“When Jesus had received the sour wine, he said, ‘It is finished,’ and he bowed his head and gave up his spirit.”John 19:30
As noted in previous parts of this series, there are several ways to interpret what Jesus means when he says from the cross, “It is finished.” Thus far, we have noted that it can mean:
- The once-and-for-all sacrifice that atones for all sin has been made;
- The work of Israel to reconcile the world to God and God to the world is complete;
There’s yet a third possible interpretation of the phrase. Jesus’ saving work on the cross, as it anticipates his resurrection, ends the reign of sin and death in the world. In other words: “It [the power of sin and death] is finished.”
Paul tells us that sin and death came into the world through the one man (Adam; Rom 5:12), and that righteousness is made available to all through the one man (Jesus). He writes, “Therefore, as one trespass led to condemnation for all men, so one act of righteousness leads to justification and life for all men. For as by the one man’s disobedience the many were made sinners, so by the one man’s obedience the many will be made righteous” (Rom 5:18-19).

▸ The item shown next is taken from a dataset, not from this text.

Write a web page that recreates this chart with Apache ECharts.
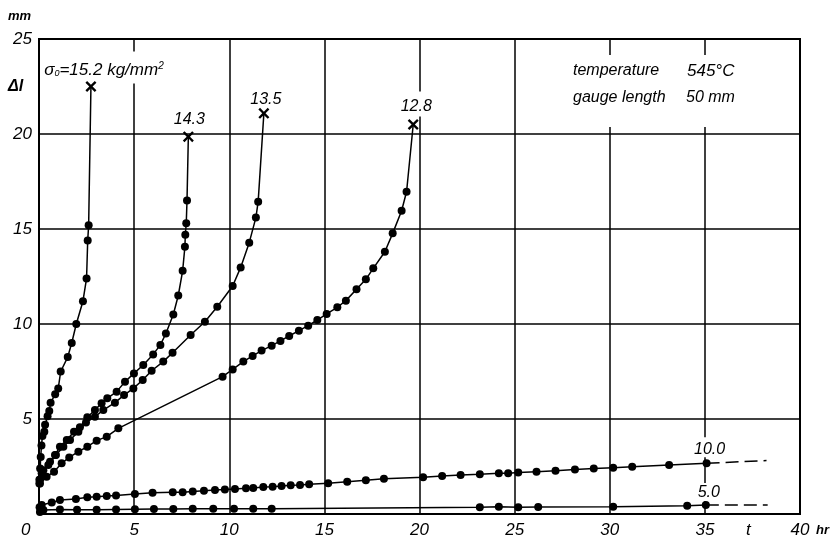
<!DOCTYPE html>
<html><head><meta charset="utf-8">
<script src="https://cdn.jsdelivr.net/npm/echarts@6/dist/echarts.min.js"></script>
<style>html,body{margin:0;padding:0;background:#fff}#c{width:837px;height:540px}</style>
</head><body><div id="c"></div>
<script>
// ---- data ----
const xTicks = [0, 5, 10, 15, 20, 25, 30, 35, 40];
const yTicks = [0, 5, 10, 15, 20, 25];

const dots152 = [[0.02,1.8],[0.06,2.4],[0.09,3.0],[0.13,3.6],[0.18,4.1],[0.28,4.33],[0.32,4.7],[0.45,5.15],[0.54,5.42],[0.61,5.86],[0.85,6.3],[1.01,6.6],[1.14,7.5],[1.51,8.26],[1.72,9.0],[1.96,10.0],[2.31,11.2],[2.5,12.4],[2.56,14.4],[2.61,15.2]];
const end152 = [2.73, 22.5];

const dots143 = [[0.05,1.8],[0.23,2.3],[0.58,2.75],[0.84,3.1],[1.10,3.54],[1.46,3.89],[1.84,4.33],[2.15,4.56],[2.54,5.09],[2.94,5.47],[3.29,5.83],[3.59,6.09],[4.08,6.44],[4.52,6.96],[4.99,7.4],[5.48,7.84],[6.0,8.4],[6.38,8.9],[6.67,9.5],[7.06,10.5],[7.32,11.5],[7.55,12.8],[7.67,14.07],[7.69,14.7],[7.74,15.3],[7.78,16.5]];
const end143 = [7.85, 19.86];

const dots135 = [[0.02,1.6],[0.14,2.14],[0.49,2.58],[0.89,3.1],[1.28,3.54],[1.63,3.89],[2.07,4.33],[2.47,4.81],[2.94,5.12],[3.38,5.47],[3.99,5.86],[4.47,6.26],[4.96,6.61],[5.45,7.05],[5.92,7.54],[6.53,8.02],[7.02,8.49],[7.97,9.42],[8.72,10.12],[9.37,10.91],[10.18,12.0],[10.6,12.98],[11.05,14.28],[11.40,15.6],[11.52,16.44]];
const end135 = [11.82, 21.09];

const dots128 = [[0.05,1.6],[0.4,1.96],[0.79,2.23],[1.19,2.67],[1.59,2.98],[2.07,3.28],[2.54,3.54],[3.03,3.86],[3.56,4.07],[4.17,4.51],[9.65,7.23],[10.18,7.61],[10.74,8.02],[11.23,8.32],[11.70,8.6],[12.23,8.86],[12.69,9.11],[13.15,9.37],[13.66,9.65],[14.15,9.91],[14.63,10.21],[15.12,10.53],[15.68,10.88],[16.13,11.23],[16.69,11.83],[17.18,12.35],[17.57,12.93],[18.18,13.8],[18.59,14.77],[19.06,15.96],[19.32,16.96]];
const end128 = [19.67, 20.5];

const dots100 = [[0.03,0.36],[0.14,0.47],[0.67,0.6],[1.1,0.74],[1.94,0.79],[2.54,0.88],[3.03,0.91],[3.56,0.95],[4.05,0.97],[5.04,1.05],[5.97,1.12],[7.03,1.14],[7.55,1.15],[8.08,1.18],[8.67,1.23],[9.25,1.26],[9.77,1.29],[10.3,1.31],[10.88,1.35],[11.26,1.37],[11.79,1.42],[12.28,1.44],[12.75,1.47],[13.23,1.51],[13.72,1.53],[14.2,1.57],[15.2,1.62],[16.2,1.7],[17.18,1.78],[18.13,1.86],[20.19,1.93],[21.19,2.0],[22.16,2.05],[23.17,2.09],[24.17,2.14],[24.66,2.15],[25.19,2.18],[26.15,2.23],[27.15,2.28],[28.17,2.34],[29.16,2.39],[30.18,2.44],[31.18,2.49],[33.12,2.58],[35.09,2.67]];
const ext100 = [[35.09,2.67],[38.24,2.81]];

const dots50 = [[0.05,0.1],[0.23,0.21],[1.1,0.24],[2.0,0.22],[3.03,0.22],[4.05,0.24],[5.04,0.25],[6.04,0.26],[7.06,0.26],[8.08,0.27],[9.16,0.27],[10.25,0.27],[11.26,0.28],[12.23,0.28],[23.17,0.35],[24.17,0.38],[25.19,0.36],[26.24,0.37],[30.18,0.38],[34.07,0.44],[35.05,0.47]];
const ext50 = [[35.05,0.47],[38.3,0.47]];

const curveLabels = ['σ₀=15.2 kg/mm²', '14.3', '13.5', '12.8', '10.0', '5.0'];
const fracturePoints = [end152, end143, end135, end128];

// ---- chart ----
const FONT = 'Liberation Sans';
const black = '#000';
const xPath = 'path://M0,1.5 L1.5,0 L5,3.5 L8.5,0 L10,1.5 L6.5,5 L10,8.5 L8.5,10 L5,6.5 L1.5,10 L0,8.5 L3.5,5 Z';

function curve(dots, end) {
  const data = dots.map(p => p.slice());
  if (end) data.push({ value: end, symbol: 'none' });
  return {
    type: 'line', data, symbol: 'circle', symbolSize: 8, showSymbol: true,
    lineStyle: { color: black, width: 1.5 }, itemStyle: { color: black, opacity: 1 },
    z: 3, silent: true
  };
}
function dashed(pts) {
  return { type: 'line', data: pts, symbol: 'none', lineStyle: { color: black, width: 1.5, type: [13, 6] }, z: 3, silent: true };
}
const lblBase = { show: true, position: 'top', color: black, opacity: 1, fontFamily: FONT, fontStyle: 'italic', fontSize: 16, lineHeight: 16, backgroundColor: '#fff' };
const lbl = (o) => Object.assign({}, lblBase, o);

const richSigma = {
  a: { color: black, fontFamily: FONT, fontStyle: 'italic', fontSize: 17, lineHeight: 16 },
  s: { color: black, fontFamily: FONT, fontStyle: 'italic', fontSize: 9, lineHeight: 16, verticalAlign: 'bottom', padding: [8, 0, 0, 0] },
  p: { color: black, fontFamily: FONT, fontStyle: 'italic', fontSize: 10, lineHeight: 16, padding: [0, 0, 8, 0] }
};

const labelSeries = {
  type: 'scatter', z: 5, silent: true,
  symbol: 'circle', symbolSize: 0.1, itemStyle: { color: 'rgba(0,0,0,0)', opacity: 1 },
  data: [
    { value: end152, label: lbl({ formatter: '{a|σ}{s|0}{a|=15.2 kg/mm}{p|2}', offset: [13, 2], padding: [11, 2, 5, 2], rich: richSigma }) },
    { value: end143, label: lbl({ formatter: curveLabels[1], offset: [1, -3], padding: [3, 2, 1, 2] }) },
    { value: end135, label: lbl({ formatter: curveLabels[2], offset: [2, 0], padding: [3, 2, 1, 2] }) },
    { value: end128, label: lbl({ formatter: curveLabels[3], offset: [3, -3], padding: [7, 2, 2, 2] }) },
    { value: dots100[dots100.length - 1], label: lbl({ formatter: curveLabels[4], offset: [3, -1], padding: [4, 2, 0, 2] }) },
    { value: dots50[dots50.length - 1], label: lbl({ formatter: curveLabels[5], offset: [3, 1], padding: [2, 2, 0, 2] }) }
  ]
};
const markerSeries = {
  type: 'scatter', z: 6, silent: true,
  symbol: xPath, symbolSize: 11, itemStyle: { color: black, opacity: 1 },
  data: fracturePoints.map(p => p.slice())
};

const axisLbl = { color: black, fontFamily: FONT, fontStyle: 'italic', fontSize: 17 };
const tStyle = (o) => Object.assign({ fill: black, fontFamily: FONT, fontStyle: 'italic' }, o);

const option = {
  animation: false,
  backgroundColor: '#fff',
  grid: { left: 39, right: 37, top: 39, bottom: 26, show: true, borderColor: black, borderWidth: 2, backgroundColor: 'transparent' },
  xAxis: {
    type: 'value', min: xTicks[0], max: xTicks[xTicks.length - 1], interval: 5,
    axisLine: { show: false }, axisTick: { show: false },
    splitLine: { show: true, lineStyle: { color: black, width: 1.5 } },
    axisLabel: Object.assign({}, axisLbl, { margin: 8, formatter: v => (v === 0 ? '' : String(v)) })
  },
  yAxis: {
    type: 'value', min: yTicks[0], max: yTicks[yTicks.length - 1], interval: 5,
    axisLine: { show: false }, axisTick: { show: false },
    splitLine: { show: true, lineStyle: { color: black, width: 1.5 } },
    axisLabel: Object.assign({}, axisLbl, { margin: 7, formatter: v => (v === 0 ? '' : String(v)) })
  },
  series: [
    curve(dots152, end152), curve(dots143, end143), curve(dots135, end135), curve(dots128, end128),
    curve(dots100), dashed(ext100), curve(dots50), dashed(ext50), labelSeries, markerSeries
  ],
  graphic: [
    { type: 'text', left: 8, top: 10, z: 10, style: tStyle({ text: 'mm', fontSize: 13, fontWeight: 'bold' }) },
    { type: 'text', left: 8, top: 79, z: 10, style: tStyle({ text: 'Δl', fontSize: 16, fontWeight: 'bold' }) },
    { type: 'text', left: 21, top: 522, z: 10, style: tStyle({ text: '0', fontSize: 17 }) },
    { type: 'text', left: 746, top: 522, z: 10, style: tStyle({ text: 't', fontSize: 17 }) },
    { type: 'text', left: 816, top: 524, z: 10, style: tStyle({ text: 'hr', fontSize: 13, fontWeight: 'bold' }) },
    { type: 'rect', left: 566, top: 55, z: 10, shape: { width: 182, height: 72 }, style: { fill: '#fff' } },
    { type: 'text', left: 573, top: 63, z: 11, style: tStyle({ text: 'temperature', fontSize: 16 }) },
    { type: 'text', left: 687, top: 63, z: 11, style: tStyle({ text: '545°C', fontSize: 17 }) },
    { type: 'text', left: 573, top: 90, z: 11, style: tStyle({ text: 'gauge length', fontSize: 16 }) },
    { type: 'text', left: 686, top: 90, z: 11, style: tStyle({ text: '50 mm', fontSize: 16 }) }
  ]
};
const chart = echarts.init(document.getElementById('c'), null, { renderer: 'canvas' });
chart.setOption(option);
</script>
</body></html>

Paul understood that there were two eras of human history: (1) the era of the flesh, in which sin and death reigned in the world, and (2) the era of the Spirit, in which God’s faithful worshippers would be free from the guilt of sin, the power of sinning, and eventually the power of death. It is out of this mindset that Paul tells the Galatians that Jesus has rescued them from “the present evil age” (Gal 1:4). Jesus’ death and resurrection ushers in the new age of the spirit marked by freedom from sinning, and ultimately, death. That old age of the flesh, says Jesus, is finished.
This means that when we look on the cross, we not only see God’s self-giving, merciful, and compassionate love on display for the world. In addition to these things, we see Jesus ending the reign of sin. In sum, Jesus’ death (together with the resurrection and Pentecost) means that sin no longer enslaves us and that death no longer has the final word.
Paul sums it up perfectly with this in Colossians 2:9b-15:
For in him the whole fullness of deity dwells bodily, 10 and you have been filled in him, who is the head of all rule and authority. 11 In him also you were circumcised with a circumcision made without hands, by putting off the body of the flesh, by the circumcision of Christ, 12 having been buried with him in baptism, in which you were also raised with him through faith in the powerful working of God, who raised him from the dead. 13 And you, who were dead in your trespasses and the uncircumcision of your flesh, God made alive together with him, having forgiven us all our trespasses, 14 by canceling the record of debt that stood against us with its legal demands. This he set aside, nailing it to the cross. 15 He disarmed the rulers and authorities and put them to open shame, by triumphing over them in him.Colossians 2:9b-15
It is finished. We no longer have the license to say, “I’ll always be a sinner…” By taking the guilt of sin into himself, Christ made every provision necessary for us to be united with God and live in perfect righteousness. As for sin, it is finished.